В котельной он увидел вырывающиеся из жерл топок языки адского пламени, в свете которых сновали голые по пояс кочегары. Картину дополнял сатанинский вой вентиляторов наддува, которые считались неисправными со дня основания части. Помощник дежурного доложил по телефону об увиденном дежурному по части, а также сообщил, что младший лейтенант Лосев сам швыряет уголь в топки, никого к себе не подпускает, температура в котлах девяносто градусов. Израсходован суточный запас угля.
Дежурный по части здорово перепугался и вызвал в кочегарку по тревоге караул, чем предотвратил возможный взрыв котлов.
После этого случая начальник штаба полковник Гуревич передал через сослуживцев, что хочет поговорить с Лосевым и ждет его у себя в любое время. Когда Лось пришел, они с Гуревичем полюбовно решили, что Лося направляют в Читу на психиатрическую экспертизу.

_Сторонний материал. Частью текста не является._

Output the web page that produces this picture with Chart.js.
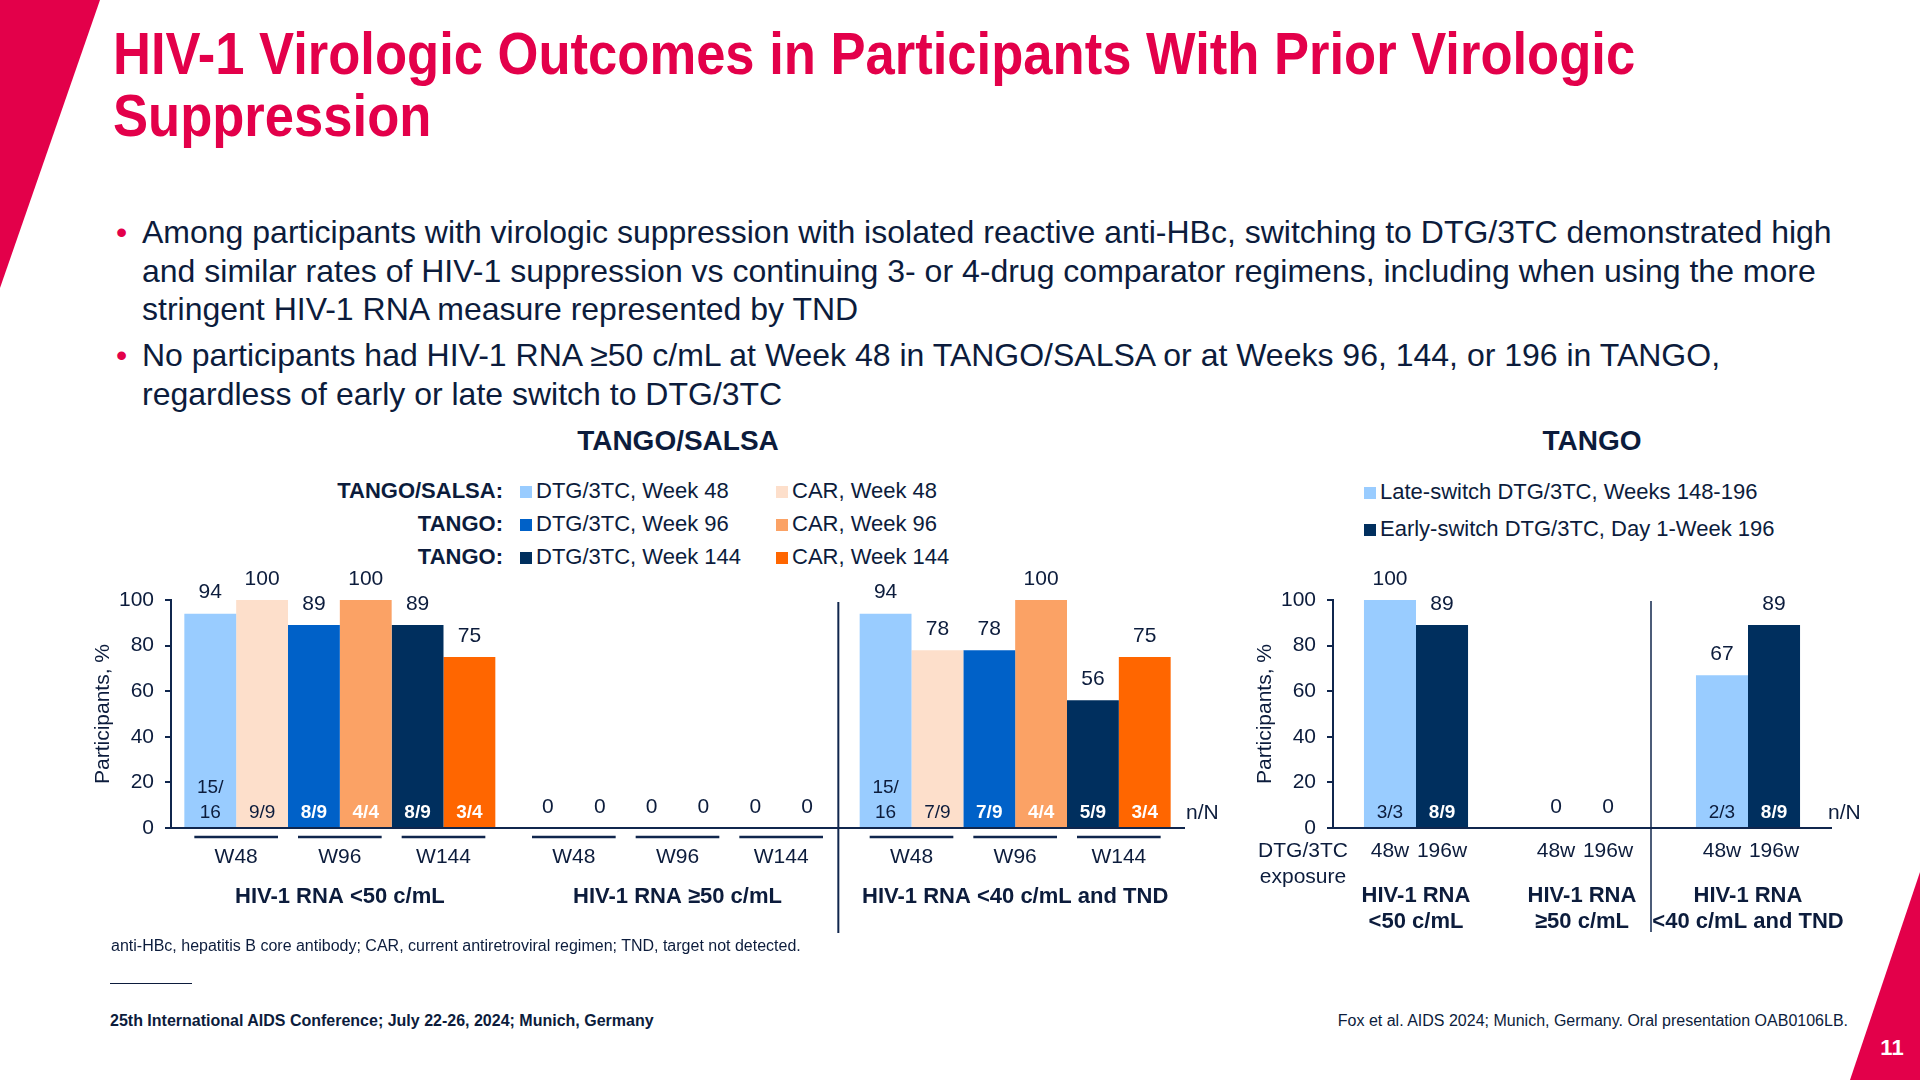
<!DOCTYPE html>
<html>
<head>
<meta charset="utf-8">
<script src="https://cdn.jsdelivr.net/npm/chart.js@4.4.1/dist/chart.umd.min.js"></script>
<style>
  body { margin: 0; width: 1920px; height: 1080px; position: relative; overflow: hidden; background: #fff;
         font-family: 'Liberation Sans', Arial, sans-serif; color: #0c1c3c; }
  .abs { position: absolute; white-space: nowrap; line-height: 1; }
  #title { left: 113px; top: 23px; font-weight: bold; font-size: 60px; line-height: 62px; color: #e3004a;
           transform: scaleX(0.876); transform-origin: 0 0; }
  .bullets { left: 142px; font-size: 32px; line-height: 38.5px; }
  .bullets .dot { position: absolute; left: -26px; top: 0; color: #e3004a; }
  .head { font-weight: bold; font-size: 28px; width: 400px; text-align: center; }
  .leg { font-size: 22px; }
  .legKey { font-weight: bold; font-size: 22px; text-align: right; width: 300px; }
  .sq { position: absolute; width: 12px; height: 12px; }
  .foot { font-size: 16px; }
  canvas { position: absolute; }
</style>
</head>
<body>
<svg class="abs" style="left:0;top:0" width="1920" height="1080">
  <polygon points="0,0 100,0 0,288" fill="#e3004a"/>
  <polygon points="1920,872 1920,1080 1850,1080" fill="#e3004a"/>
</svg>

<div id="title" class="abs">HIV-1 Virologic Outcomes in Participants With Prior Virologic<br>Suppression</div>

<div class="abs bullets" style="top:213px">
  <span class="dot">•</span>Among participants with virologic suppression with isolated reactive anti-HBc, switching to DTG/3TC demonstrated high<br>and similar rates of HIV-1 suppression vs continuing 3- or 4-drug comparator regimens, including when using the more<br>stringent HIV-1 RNA measure represented by TND
</div>
<div class="abs bullets" style="top:336px">
  <span class="dot">•</span>No participants had HIV-1 RNA ≥50 c/mL at Week 48 in TANGO/SALSA or at Weeks 96, 144, or 196 in TANGO,<br>regardless of early or late switch to DTG/3TC
</div>

<div class="abs head" style="left:478px;top:427px">TANGO/SALSA</div>
<div class="abs head" style="left:1392px;top:427px">TANGO</div>

<div id="legendLeft"></div>
<div id="legendRight"></div>

<canvas id="tangoSalsa" width="1250" height="480" style="left:0;top:470px"></canvas>
<canvas id="tango" width="680" height="480" style="left:1240px;top:470px"></canvas>

<div class="abs foot" style="left:111px;top:938px">anti-HBc, hepatitis B core antibody; CAR, current antiretroviral regimen; TND, target not detected.</div>
<div class="abs" style="left:110px;top:983px;width:82px;height:1px;background:#0c1c3c"></div>
<div class="abs foot" style="left:110px;top:1013px;font-weight:bold">25th International AIDS Conference; July 22-26, 2024; Munich, Germany</div>
<div class="abs foot" style="left:1248px;width:600px;text-align:right;top:1013px">Fox et al. AIDS 2024; Munich, Germany. Oral presentation OAB0106LB.</div>
<div class="abs" style="left:1872px;width:40px;text-align:center;top:1037px;font-size:22px;font-weight:bold;color:#fff">11</div>

<script>
// TANGO/SALSA panel
const groupLabels = ['HIV-1 RNA <50 c/mL', 'HIV-1 RNA ≥50 c/mL', 'HIV-1 RNA <40 c/mL and TND'];
const weekLabels = ['W48', 'W96', 'W144'];
const dtgWeek48 = [94, 0, 94];
const carWeek48 = [100, 0, 78];
const dtgWeek96 = [89, 0, 78];
const carWeek96 = [100, 0, 100];
const dtgWeek144 = [89, 0, 56];
const carWeek144 = [75, 0, 75];
const nDtgWeek48 = ['15/16', '', '15/16'];
const nCarWeek48 = ['9/9', '', '7/9'];
const nDtgWeek96 = ['8/9', '', '7/9'];
const nCarWeek96 = ['4/4', '', '4/4'];
const nDtgWeek144 = ['8/9', '', '5/9'];
const nCarWeek144 = ['3/4', '', '3/4'];

// TANGO panel
const tangoGroups = [['HIV-1 RNA', '<50 c/mL'], ['HIV-1 RNA', '≥50 c/mL'], ['HIV-1 RNA', '<40 c/mL and TND']];
const exposureLabels = ['48w', '196w'];
const lateSwitch = [100, 0, 67];
const earlySwitch = [89, 0, 89];
const nLateSwitch = ['3/3', '', '2/3'];
const nEarlySwitch = ['8/9', '', '8/9'];

const INK = '#0c1c3c';
const LINE = '#10264d';
const FONT = "'Liberation Sans', Arial, sans-serif";

const leftSeries = [
  { label: 'DTG/3TC, Week 48', data: dtgWeek48, nN: nDtgWeek48, color: '#99ccff', ink: INK, bold: false },
  { label: 'CAR, Week 48', data: carWeek48, nN: nCarWeek48, color: '#fddfcb', ink: INK, bold: false },
  { label: 'DTG/3TC, Week 96', data: dtgWeek96, nN: nDtgWeek96, color: '#0061c8', ink: '#fff', bold: true },
  { label: 'CAR, Week 96', data: carWeek96, nN: nCarWeek96, color: '#fba265', ink: '#fff', bold: true },
  { label: 'DTG/3TC, Week 144', data: dtgWeek144, nN: nDtgWeek144, color: '#002f5e', ink: '#fff', bold: true },
  { label: 'CAR, Week 144', data: carWeek144, nN: nCarWeek144, color: '#ff6600', ink: '#fff', bold: true }
];
const rightSeries = [
  { label: 'Late-switch DTG/3TC, Weeks 148-196', data: lateSwitch, nN: nLateSwitch, color: '#99ccff', ink: INK, bold: false },
  { label: 'Early-switch DTG/3TC, Day 1-Week 196', data: earlySwitch, nN: nEarlySwitch, color: '#002f5e', ink: '#fff', bold: true }
];

// legends (html)
const legendKeys = ['TANGO/SALSA:', 'TANGO:', 'TANGO:'];
let html = '';
legendKeys.forEach((key, r) => {
  const top = 480 + r * 33;
  html += `<div class="abs legKey" style="left:203px;top:${top}px">${key}</div>`;
  [0, 1].forEach(c => {
    const s = leftSeries[r * 2 + c];
    const sx = c === 0 ? 520 : 776;
    html += `<div class="sq" style="left:${sx}px;top:${top + 6}px;background:${s.color}"></div>`;
    html += `<div class="abs leg" style="left:${sx + 16}px;top:${top}px">${s.label}</div>`;
  });
});
document.getElementById('legendLeft').innerHTML = html;
html = '';
rightSeries.forEach((s, r) => {
  const top = 481 + r * 37;
  html += `<div class="sq" style="left:1364px;top:${top + 6}px;background:${s.color}"></div>`;
  html += `<div class="abs leg" style="left:1380px;top:${top}px">${s.label}</div>`;
});
document.getElementById('legendRight').innerHTML = html;

function txt(ctx, s, x, y, size, color, bold, align) {
  ctx.font = (bold ? 'bold ' : '') + size + 'px ' + FONT;
  ctx.fillStyle = color;
  ctx.textAlign = align || 'center';
  ctx.textBaseline = 'middle';
  ctx.fillText(s, x, y);
}
function rule(ctx, x1, y1, x2, y2, w) {
  ctx.strokeStyle = LINE;
  ctx.lineWidth = w;
  ctx.beginPath();
  ctx.moveTo(x1, y1);
  ctx.lineTo(x2, y2);
  ctx.stroke();
}

// value labels above bars, n/N inside bars
function barLabels(chart, series) {
  const { ctx, scales: { y } } = chart;
  const base = y.getPixelForValue(0);
  series.forEach((s, i) => {
    chart.getDatasetMeta(i).data.forEach((bar, j) => {
      txt(ctx, String(s.data[j]), bar.x, bar.y - 21, 21, INK, false);
      const nn = s.nN[j];
      if (!nn) return;
      if (nn.length > 4) {
        const cut = nn.indexOf('/') + 1;
        txt(ctx, nn.slice(0, cut), bar.x, base - 40, 19, s.ink, s.bold);
        txt(ctx, nn.slice(cut), bar.x, base - 15, 19, s.ink, s.bold);
      } else {
        txt(ctx, nn, bar.x, base - 15, 19, s.ink, s.bold);
      }
    });
  });
}

const tangoSalsaLabels = {
  id: 'tangoSalsaLabels',
  afterDatasetsDraw(chart) {
    const { ctx, chartArea: area, scales: { x, y } } = chart;
    const base = y.getPixelForValue(0);
    ctx.save();
    barLabels(chart, leftSeries);
    groupLabels.forEach((g, j) => {
      weekLabels.forEach((w, k) => {
        const a = chart.getDatasetMeta(2 * k).data[j];
        const b = chart.getDatasetMeta(2 * k + 1).data[j];
        rule(ctx, a.x - a.width / 2 + 10, base + 9, b.x + b.width / 2 - 10, base + 9, 2.5);
        txt(ctx, w, (a.x + b.x) / 2, base + 29, 21, INK, false);
      });
      txt(ctx, g, x.getPixelForValue(j), base + 69, 22, INK, true);
    });
    const dx = (x.getPixelForValue(1) + x.getPixelForValue(2)) / 2 - 8;
    rule(ctx, dx, area.top + 2, dx, base + 105, 2);
    txt(ctx, 'n/N', area.right + 2, base - 15, 21, INK, false, 'left');
    ctx.restore();
  }
};

const tangoLabels = {
  id: 'tangoLabels',
  afterDatasetsDraw(chart) {
    const { ctx, chartArea: area, scales: { x, y } } = chart;
    const base = y.getPixelForValue(0);
    ctx.save();
    barLabels(chart, rightSeries);
    tangoGroups.forEach((g, j) => {
      rightSeries.forEach((s, i) => {
        const bar = chart.getDatasetMeta(i).data[j];
        txt(ctx, exposureLabels[i], bar.x, base + 23, 21, INK, false);
      });
      txt(ctx, g[0], x.getPixelForValue(j), base + 68, 22, INK, true);
      txt(ctx, g[1], x.getPixelForValue(j), base + 94, 22, INK, true);
    });
    txt(ctx, 'DTG/3TC', area.left - 30, base + 23, 21, INK, false);
    txt(ctx, 'exposure', area.left - 30, base + 49, 21, INK, false);
    const dx = (x.getPixelForValue(1) + x.getPixelForValue(2)) / 2 - 14;
    rule(ctx, dx, area.top + 1, dx, base + 104, 1.5);
    txt(ctx, 'n/N', area.right - 3, base - 15, 21, INK, false, 'left');
    ctx.restore();
  }
};

function panelOptions(pad, yWidth) {
  return {
    responsive: false,
    animation: false,
    devicePixelRatio: 1,
    layout: { padding: pad },
    plugins: { legend: { display: false }, tooltip: { enabled: false } },
    scales: {
      x: {
        ticks: { display: false },
        grid: { display: false },
        border: { display: true, color: LINE, width: 2 },
        afterFit(scale) { scale.height = 0; }
      },
      y: {
        min: 0,
        max: 100,
        ticks: { stepSize: 20, color: INK, padding: 11, font: { family: FONT, size: 21 } },
        grid: { display: true, drawOnChartArea: false, drawTicks: true, tickLength: 6, color: LINE, lineWidth: 2 },
        border: { display: true, color: LINE, width: 2 },
        title: { display: true, text: 'Participants, %', color: INK, padding: 0, font: { family: FONT, size: 21 } },
        afterFit(scale) { scale.width = yWidth; }
      }
    }
  };
}

new Chart(document.getElementById('tangoSalsa').getContext('2d'), {
  type: 'bar',
  data: {
    labels: groupLabels,
    datasets: leftSeries.map(s => ({
      label: s.label,
      data: s.data,
      backgroundColor: s.color,
      borderWidth: 0,
      categoryPercentage: 0.921,
      barPercentage: 1
    }))
  },
  options: panelOptions({ left: 91, top: 130, right: 66, bottom: 122 }, 80),
  plugins: [tangoSalsaLabels]
});

new Chart(document.getElementById('tango').getContext('2d'), {
  type: 'bar',
  data: {
    labels: tangoGroups.map(g => g.join(' ')),
    datasets: rightSeries.map(s => ({
      label: s.label,
      data: s.data,
      backgroundColor: s.color,
      borderWidth: 0,
      categoryPercentage: 0.627,
      barPercentage: 1
    }))
  },
  options: panelOptions({ left: 13, top: 130, right: 89, bottom: 122 }, 80),
  plugins: [tangoLabels]
});
</script>
</body>
</html>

Поскольку конечной целью Лося было увольнение из армии по состоянию здоровья, этот вариант вполне его устраивал.
Несмотря на то, что Лось рассказал военврачам, что необходимо срочно просверлить его череп и отсосать лишний мозг, экспертиза констатировала: отклонения по шизоциклотимической оси Кречмера у младшего лейтенанта Лосева находятся в пределах медицинской нормы.
Сам же прецедент с котельной оказался не таким безобидным, как можно было бы подумать. Он перечеркивал все многолетние расчеты военных специалистов из штаба округа о малой теплотворной способности хоронорских сланцев. По этому поводу даже состоялось закрытое совещание командования части. Результатом совещания явилось постановление о неполном служебном соответствии капитана Козлова, который допустил Лося в котельную, и запрет самому Лосеву подходить к котельной ближе, чем на пятьдесят метров под угрозой немедленного ареста и помещения на офицерскую гауптвахту.

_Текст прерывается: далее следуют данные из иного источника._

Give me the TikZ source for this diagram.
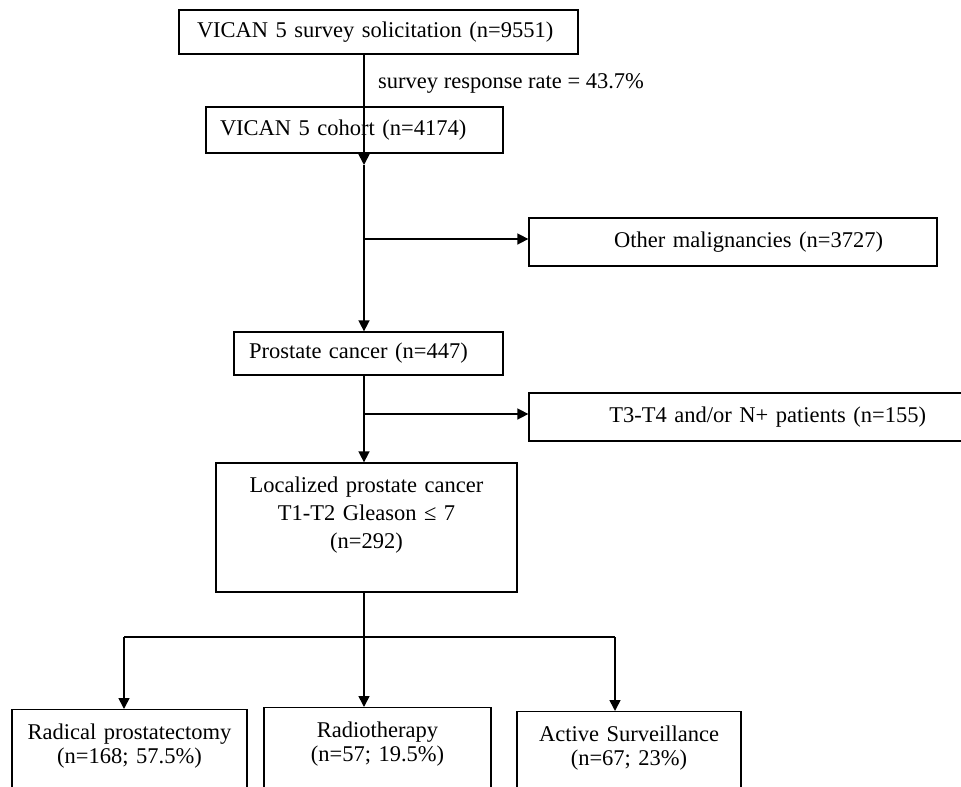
\documentclass[tikz,border=0pt]{standalone}
\usepackage{fontspec}
\setmainfont{Liberation Serif}
\usepackage{tikz}
\usetikzlibrary{arrows.meta}

\begin{document}
\begin{tikzpicture}[x=1pt, y=-1pt,
    font=\fontsize{22.5}{27}\selectfont,
    box/.style={draw, line width=1.3pt, rectangle, inner ysep=0pt},
    flow/.style={line width=1.6pt, -{Triangle[length=11pt, width=11pt]}},
    link/.style={line width=1.6pt}]
    % the page
    \clip (0,0) rectangle (961,787);

    % the survey boxes
    \node[box, align=left, text width=363pt, inner xsep=18pt, minimum height=44pt] (solic) at (378.5,32) {VICAN 5 survey solicitation (n=9551)};
    \node[anchor=west, inner sep=0pt] (rate) at (378,83) {survey response rate = 43.7\%};
    \node[box, align=left, text width=269pt, inner xsep=14pt, minimum height=46pt] (cohort) at (354.5,130) {VICAN 5 cohort (n=4174)};

    % the excluded patients
    \node[box, align=right, text width=300pt, inner xsep=54pt, minimum height=48pt] (other) at (733,242) {Other malignancies (n=3727)};
    \node[box, align=right, text width=348pt, inner xsep=49pt, minimum height=48pt] (tfour) at (752,417) {T3-T4 and/or N+ patients (n=155)};

    % the prostate boxes
    \node[box, align=left, text width=239pt, inner xsep=15pt, minimum height=43pt] (prost) at (368.5,353.5) {Prostate cancer (n=447)};
    \node[box, align=center, font=\fontsize{22.5}{28}\selectfont, text width=281pt, inner xsep=10pt, inner ysep=4pt, minimum height=129pt, text depth=86pt] (loc) at (366.5,527.5) {Localized prostate cancer\\T1-T2 Gleason ≤ 7\\(n=292)};

    % the treatments (boxes run off the page)
    \begin{scope}[font=\fontsize{22.5}{24}\selectfont]
    \node[box, anchor=north, align=center, text width=225pt, inner xsep=5pt, inner ysep=14pt, text depth=120pt] (radical) at (129.5,709) {Radical prostatectomy\\(n=168; 57.5\%)};
    \node[box, anchor=north, align=center, text width=217pt, inner xsep=5pt, inner ysep=14pt, text depth=120pt] (radio) at (377.5,707) {Radiotherapy\\(n=57; 19.5\%)};
    \node[box, anchor=north, align=center, text width=214pt, inner xsep=5pt, inner ysep=14pt, text depth=120pt] (surv) at (629,711) {Active Surveillance\\(n=67; 23\%)};
    \end{scope}

    % the main line
    \coordinate (c1) at (364,165);
    \coordinate (b1) at (364,239);
    \coordinate (b2) at (364,414);
    \coordinate (b3) at (364,637);
    \draw[flow] (solic.south -| c1) -- (c1);
    \draw[flow] (c1) -- (c1 |- prost.north);
    \draw[flow] (b1) -- (b1 -| other.west);
    \draw[flow] (prost.south -| b2) -- (b2 |- loc.north);
    \draw[flow] (b2) -- (b2 -| tfour.west);

    % the split into treatments
    \coordinate (t1) at (124,637);
    \coordinate (t3) at (615,637);
    \draw[link] (loc.south -| b3) -- (b3);
    \draw[link] (t1) -- (t3);
    \draw[flow] (t1) -- (t1 |- radical.north);
    \draw[flow] (b3) -- (b3 |- radio.north);
    \draw[flow] (t3) -- (t3 |- surv.north);
\end{tikzpicture}
\end{document}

Ну и последний в моем раскладе — лейтенант Висляков. Именно рядом с ним сейчас сижу я и обнимаю его могучую потную шею. Потому что Вислый и есть тот самый капитан Грей, который увезет на алых парусах свою Ассоль из этого бестолкового городишка. Хотя у Грина как-то все неоднозначно. Этот самый Грей на корабль с алыми парусами Ассоль-то взял, но о женитьбе нигде речи не шло. Я еще когда девочкой смотрела этот фильм, то недоумевала: ну взошла Ассоль на пароход с алыми парусами, куда ее позвал подозрительно красивый Василий Лановой, ну а дальше-то что? «Поматросили и бросили», — как говорит тетя Маша? Так это опять про меня.
Но теперь все будет по-другому. Поэтому я и стараюсь так сегодня для молодого коммуниста Николая Вислякова. Партия говорит: «Надо!», комсомол отвечает: «Есть!». Амуниция на мне боевая — вьетнамские нейлоновые ресницы, накладные ногти кроваво-красного цвета, югославский бюстгальтер-душитель и пояс штангиста с пряжкой, усыпанной китайскими бриллиантами. Прямо не Люсьен, а трансформер какой-то. И духи на мне «Пани Валевска» — тетя Маша подарила на мой день рождения. Полгода с зарплаты откладывала, купила их через знакомую в Краснокаменске. Краснокаменск — закрытый город недалеко от Борзи, пускают туда только по спецдопуску. Чем они там занимаются, я не знаю, но в магазинах там есть то, что Москве и не снилось. Расплакалась еще тогда тетя Маша чего-то. Протянула темно-сиреневый узкий флакон, а потом отвернулась и заплакала. Может, представила, как среди запахов пота, сломанного унитаза, носков и пролитой водки будут пахнуть свежие фиалки «Пани Валевска» на ее племяннице. Сюр какой-то с этими духами. Как и мой волшебный поезд из сиреневой дымки на борзинской станции.
Колян мой тоже приоделся по случаю: потертые треники с пузырями на коленах и какая-то фуфайка поверх голубого офицерского нижнего белья. Под трениками, наверное, такого же цвета офицерские кальсоны. Колян уже наорался вдоволь и теперь сидит тихо, уставившись на мое колено в капроновых колготках. Даже положил на него свою потную ладонь.